Our agents of comedic chaos are a hard-drinking, braggadocios big-game hunting guide named Gabriel McCollough, and his nephew Callum Bailey, an ex-Hollywood stunt driver blackballed after erroneously eradicating an exotic sports car, now dodging projectile monkey dung as a menial zoo minion. They hatch a money-making scheme that seems so surface-level simple: tranquilize the zoo animals and allow rich wannabe hunters to be photographed with the sleeping creatures as if they had legitimately slain the beasts. The hunters get photographic proof of their machismo with which to impress their buddies, the animals get nothing more than a nice nap, and Gabriel and Callum get thousands of dollars richer.

Except their first client gets crushed by a not-quite-sleeping elephant, and his flattened corpse kicks off a chain of misfortune that simply must be read to be believed.

Granzow captures all the sordid, WTF moments with the skilled prose of a true professional, effortlessly juggling all the moving parts and smashing them together with the deft command of a genuine word-master. The so-called butterfly effect is in full swing here, where seemingly random, unrelated events wind up having a major impact when the brilliant climax is revealed.

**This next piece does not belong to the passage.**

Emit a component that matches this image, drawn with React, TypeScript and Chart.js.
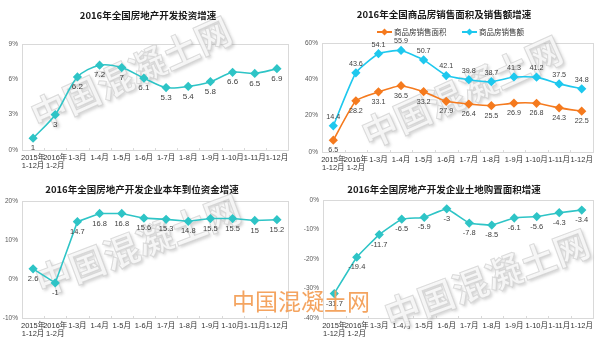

Granzow has branched outside his usual niche, no doubt challenging himself as an author, and the result is the best book of his illustrious career. Zimbabwe Hustle is vastly entertaining, one of the most amusing novels I have read in quite some time. The outrageous scenarios, colorful characters, and witty dialogue will have you grinning from the lion testicles on the first page to the poignant twist on the last page. Yes, I said lion testicles … read it now, thank me later. Because even if you had to run barefoot across the African plains while being chased by starving hyenas in order to obtain a copy of this novel, it would totally be worth it.